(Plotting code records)
-=-=-=-=-

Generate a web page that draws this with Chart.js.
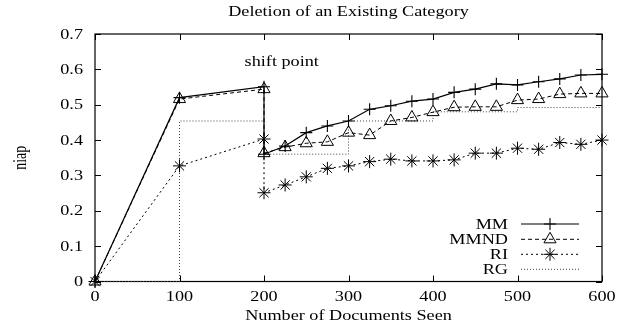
<!DOCTYPE html>
<html>
<head>
<meta charset="utf-8">
<script src="https://cdn.jsdelivr.net/npm/chart.js@4/dist/chart.umd.min.js"></script>
<style>
  html, body { margin: 0; padding: 0; background: #fff; }
  #chart { display: block; }
</style>
</head>
<body>
<canvas id="chart" width="624" height="332"></canvas>
<script>
// Data
const docsSeen = [0, 100, 200, 200, 225, 250, 275, 300, 325, 350, 375, 400, 425, 450, 475, 500, 525, 550, 575, 600];
const mmValues = [0, 0.52, 0.551, 0.36, 0.383, 0.421, 0.44, 0.454, 0.487, 0.497, 0.51, 0.516, 0.535, 0.544, 0.559, 0.556, 0.565, 0.573, 0.584, 0.586];
const mmndValues = [0, 0.516, 0.544, 0.363, 0.38, 0.391, 0.395, 0.421, 0.414, 0.454, 0.464, 0.479, 0.493, 0.494, 0.494, 0.513, 0.516, 0.53, 0.532, 0.532];
const riValues = [0, 0.327, 0.403, 0.251, 0.273, 0.296, 0.32, 0.327, 0.339, 0.346, 0.341, 0.341, 0.344, 0.363, 0.363, 0.377, 0.374, 0.393, 0.388, 0.4];
const rgDocs = [0, 100, 200, 300, 400, 500, 600];
const rgValues = [0, 0.454, 0.36, 0.454, 0.48, 0.492, 0.492];

const seriesNames = ['MM', 'MMND', 'RI', 'RG'];
const xTicks = [0, 100, 200, 300, 400, 500, 600];
const yTicks = [0, 0.1, 0.2, 0.3, 0.4, 0.5, 0.6, 0.7];
const yTickLabels = ['0', '0.1', '0.2', '0.3', '0.4', '0.5', '0.6', '0.7'];

const chartTitle = 'Deletion of an Existing Category';
const xTitle = 'Number of Documents Seen';
const yTitle = 'niap';
const shiftNote = { text: 'shift point', x: 221, y: 0.62 };

const FONT = '14px "Liberation Serif", "Times New Roman", serif';
const SX = 1.3; // the reference text is stretched sideways

function toPoints(xs, ys) {
  return xs.map((x, i) => ({ x: x, y: ys[i] }));
}

function stretchedText(ctx, str, x, y, align, rotate) {
  ctx.save();
  ctx.translate(x, y);
  ctx.scale(SX, 1);
  if (rotate) ctx.rotate(-Math.PI / 2);
  ctx.font = FONT;
  ctx.fillStyle = '#000';
  ctx.textAlign = align;
  ctx.textBaseline = 'alphabetic';
  ctx.fillText(str, 0, 0);
  ctx.restore();
}

// frame, inward ticks on all sides, labels, legend, note
const gnuplotLook = {
  id: 'gnuplotLook',
  beforeDatasetsDraw(chart) {
    const ctx = chart.ctx;
    const a = chart.chartArea;
    const xs = chart.scales.x;
    const ys = chart.scales.y;
    const tl = 6;
    ctx.save();
    ctx.strokeStyle = '#000';
    ctx.lineWidth = 1.2;
    ctx.strokeRect(a.left, a.top, a.right - a.left, a.bottom - a.top);
    ctx.lineWidth = 1;
    ctx.beginPath();
    xTicks.forEach(v => {
      const px = Math.round(xs.getPixelForValue(v)) + 0.5;
      ctx.moveTo(px, a.bottom); ctx.lineTo(px, a.bottom - tl);
      ctx.moveTo(px, a.top); ctx.lineTo(px, a.top + tl);
    });
    yTicks.forEach(v => {
      const py = Math.round(ys.getPixelForValue(v)) + 0.5;
      ctx.moveTo(a.left, py); ctx.lineTo(a.left + tl, py);
      ctx.moveTo(a.right, py); ctx.lineTo(a.right - tl, py);
    });
    ctx.stroke();
    ctx.restore();

    // tick labels
    xTicks.forEach(v => {
      stretchedText(ctx, String(v), xs.getPixelForValue(v), a.bottom + 19.5, 'center');
    });
    yTicks.forEach((v, i) => {
      stretchedText(ctx, yTickLabels[i], a.left - 12, ys.getPixelForValue(v) + 4.7, 'right');
    });

    // titles
    const cx = (a.left + a.right) / 2;
    stretchedText(ctx, chartTitle, cx, 16, 'center');
    stretchedText(ctx, xTitle, cx, a.bottom + 38.5, 'center');
    stretchedText(ctx, yTitle, 26, (a.top + a.bottom) / 2, 'center', true);

    // annotation
    stretchedText(ctx, shiftNote.text, xs.getPixelForValue(shiftNote.x), ys.getPixelForValue(shiftNote.y) + 4, 'center');
  },
  afterDatasetsDraw(chart) {
    const ctx = chart.ctx;
    const rows = [224, 239.3, 254.3, 269.3];
    chart.data.datasets.forEach((ds, i) => {
      const y = rows[i];
      stretchedText(ctx, seriesNames[i], 508, y + 4.7, 'right');
      ctx.save();
      ctx.strokeStyle = ds.borderColor;
      ctx.lineWidth = ds.borderWidth;
      ctx.setLineDash(ds.borderDash || []);
      ctx.beginPath();
      ctx.moveTo(521, y);
      ctx.lineTo(579, y);
      ctx.stroke();
      ctx.setLineDash([]);
      if (ds.pointRadius > 0) {
        ctx.strokeStyle = '#000';
        ctx.fillStyle = 'rgba(0,0,0,0)';
        ctx.lineWidth = ds.pointBorderWidth;
        Chart.helpers.drawPoint(ctx, { pointStyle: ds.pointStyle, radius: ds.pointRadius, rotation: 0, borderWidth: ds.pointBorderWidth }, 550, y);
      }
      ctx.restore();
    });
  }
};

const ctx = document.getElementById('chart').getContext('2d');
const chart = new Chart(ctx, {
  type: 'line',
  data: {
    datasets: [
      {
        label: seriesNames[0],
        data: toPoints(docsSeen, mmValues),
        borderColor: '#000',
        borderWidth: 1.2,
        pointStyle: 'cross',
        pointRadius: 6,
        pointBorderWidth: 1.1,
        pointBorderColor: '#000',
        pointBackgroundColor: 'rgba(0,0,0,0)',
        clip: false
      },
      {
        label: seriesNames[1],
        data: toPoints(docsSeen, mmndValues),
        borderColor: '#000',
        borderWidth: 1,
        borderDash: [4, 3],
        pointStyle: 'triangle',
        pointRadius: 7,
        pointBorderWidth: 1,
        pointBorderColor: '#000',
        pointBackgroundColor: 'rgba(0,0,0,0)',
        clip: false
      },
      {
        label: seriesNames[2],
        data: toPoints(docsSeen, riValues),
        borderColor: '#000',
        borderWidth: 1,
        borderDash: [2, 3],
        pointStyle: 'star',
        pointRadius: 6.5,
        pointBorderWidth: 1,
        pointBorderColor: '#000',
        pointBackgroundColor: 'rgba(0,0,0,0)',
        clip: false
      },
      {
        label: seriesNames[3],
        data: toPoints(rgDocs, rgValues),
        borderColor: '#444',
        borderWidth: 1,
        borderDash: [1, 2],
        pointRadius: 0,
        pointBorderWidth: 0,
        stepped: true,
        clip: false
      }
    ]
  },
  options: {
    responsive: false,
    animation: false,
    events: [],
    layout: { padding: { left: 95, right: 22, top: 34, bottom: 50.5 } },
    plugins: {
      legend: { display: false },
      tooltip: { enabled: false },
      title: { display: false }
    },
    elements: { line: { tension: 0, fill: false } },
    scales: {
      x: {
        type: 'linear',
        min: 0,
        max: 600,
        ticks: { display: false, stepSize: 100 },
        grid: { display: false, drawTicks: false },
        border: { display: false }
      },
      y: {
        type: 'linear',
        min: 0,
        max: 0.7,
        ticks: { display: false, stepSize: 0.1 },
        grid: { display: false, drawTicks: false },
        border: { display: false }
      }
    }
  },
  plugins: [gnuplotLook]
});
</script>
</body>
</html>
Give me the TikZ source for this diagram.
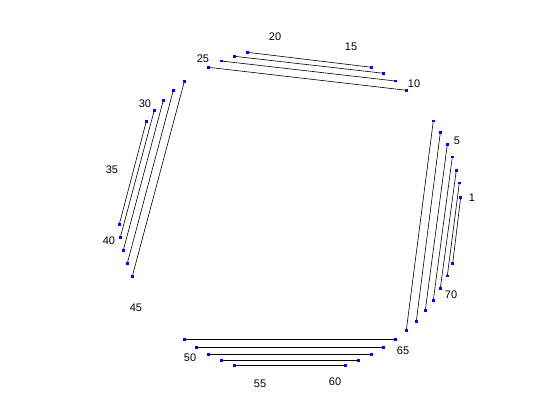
\documentclass[tikz,border=0pt]{standalone}
\usepackage{fontspec}
\setmainfont{Liberation Sans}
\begin{document}
\begin{tikzpicture}[x=1pt,y=-1pt,
  mk/.style={rectangle,fill=blue,inner sep=0pt,minimum size=2.6pt},
  seg/.style={draw=black,line width=0.6pt},
  lbl/.style={font=\fontsize{11}{13}\selectfont,inner sep=0pt}]
\useasboundingbox (0,0) rectangle (560,420);
% pairs: name, x1,y1,x2,y2
\foreach \n/\ax/\ay/\bx/\by in {
  t1/247.3/52.3/371.7/67.3,
  t2/234.3/56.3/383.7/73.3,
  t3/221.3/61/395.3/81,
  t4/208.3/67.3/406.7/90.3,
  r1/433.3/121/406.3/330.3,
  r2/440.3/132.7/416.3/321.3,
  r3/447.3/144.7/425.3/310.3,
  r4/452.3/157/433.3/300.3,
  r5/456.3/170.3/440.3/288.3,
  r6/459.3/183/447.3/276,
  r7/460.7/197.3/452.7/263.3,
  l1/184.3/81.7/132.3/276.3,
  l2/173.3/90.3/127.3/263.3,
  l3/163.3/100.3/123.3/250.3,
  l4/154.3/110.3/120.3/237.3,
  l5/146.3/121.3/119.3/224.3,
  b1/184.3/339.3/395.7/339.3,
  b2/196.3/347.3/383.3/347.3,
  b3/208.7/354.3/371.3/354.3,
  b4/221.3/360.7/358.7/360.7,
  b5/234.3/365.3/345.7/365.3}
{
  \node[mk] (\n a) at (\ax,\ay) {};
  \node[mk] (\n b) at (\bx,\by) {};
  \draw[seg] (\n a.center) -- (\n b.center);
  \node[mk] at (\n a.center) {};
  \node[mk] at (\n b.center) {};
}
\node[lbl] (L1) at (472,198) {1};
\node[lbl] (L5) at (457,141) {5};
\node[lbl] (L10) at (414,84) {10};
\node[lbl] (L15) at (351,47) {15};
\node[lbl] (L20) at (275,37) {20};
\node[lbl] (L25) at (203,59) {25};
\node[lbl] (L30) at (145,104) {30};
\node[lbl] (L35) at (112,170) {35};
\node[lbl] (L40) at (109,241) {40};
\node[lbl] (L45) at (136,308) {45};
\node[lbl] (L50) at (190,358) {50};
\node[lbl] (L55) at (260,384) {55};
\node[lbl] (L60) at (335,382) {60};
\node[lbl] (L65) at (403,351) {65};
\node[lbl] (L70) at (451,295) {70};
\end{tikzpicture}
\end{document}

-=-=-=-=-

__YOUR TASK__
Starting at the line that contains "Give me the TikZ source for this diagram.", please write out every line to the end of the entries, inclusive, copied exactly and with pictures omitted.

__FULL SOLUTION__
Give me the TikZ source for this diagram.
\documentclass[tikz,border=0pt]{standalone}
\usepackage{fontspec}
\setmainfont{Liberation Sans}
\begin{document}
\begin{tikzpicture}[x=1pt,y=-1pt,
  mk/.style={rectangle,fill=blue,inner sep=0pt,minimum size=2.6pt},
  seg/.style={draw=black,line width=0.6pt},
  lbl/.style={font=\fontsize{11}{13}\selectfont,inner sep=0pt}]
\useasboundingbox (0,0) rectangle (560,420);
% pairs: name, x1,y1,x2,y2
\foreach \n/\ax/\ay/\bx/\by in {
  t1/247.3/52.3/371.7/67.3,
  t2/234.3/56.3/383.7/73.3,
  t3/221.3/61/395.3/81,
  t4/208.3/67.3/406.7/90.3,
  r1/433.3/121/406.3/330.3,
  r2/440.3/132.7/416.3/321.3,
  r3/447.3/144.7/425.3/310.3,
  r4/452.3/157/433.3/300.3,
  r5/456.3/170.3/440.3/288.3,
  r6/459.3/183/447.3/276,
  r7/460.7/197.3/452.7/263.3,
  l1/184.3/81.7/132.3/276.3,
  l2/173.3/90.3/127.3/263.3,
  l3/163.3/100.3/123.3/250.3,
  l4/154.3/110.3/120.3/237.3,
  l5/146.3/121.3/119.3/224.3,
  b1/184.3/339.3/395.7/339.3,
  b2/196.3/347.3/383.3/347.3,
  b3/208.7/354.3/371.3/354.3,
  b4/221.3/360.7/358.7/360.7,
  b5/234.3/365.3/345.7/365.3}
{
  \node[mk] (\n a) at (\ax,\ay) {};
  \node[mk] (\n b) at (\bx,\by) {};
  \draw[seg] (\n a.center) -- (\n b.center);
  \node[mk] at (\n a.center) {};
  \node[mk] at (\n b.center) {};
}
\node[lbl] (L1) at (472,198) {1};
\node[lbl] (L5) at (457,141) {5};
\node[lbl] (L10) at (414,84) {10};
\node[lbl] (L15) at (351,47) {15};
\node[lbl] (L20) at (275,37) {20};
\node[lbl] (L25) at (203,59) {25};
\node[lbl] (L30) at (145,104) {30};
\node[lbl] (L35) at (112,170) {35};
\node[lbl] (L40) at (109,241) {40};
\node[lbl] (L45) at (136,308) {45};
\node[lbl] (L50) at (190,358) {50};
\node[lbl] (L55) at (260,384) {55};
\node[lbl] (L60) at (335,382) {60};
\node[lbl] (L65) at (403,351) {65};
\node[lbl] (L70) at (451,295) {70};
\end{tikzpicture}
\end{document}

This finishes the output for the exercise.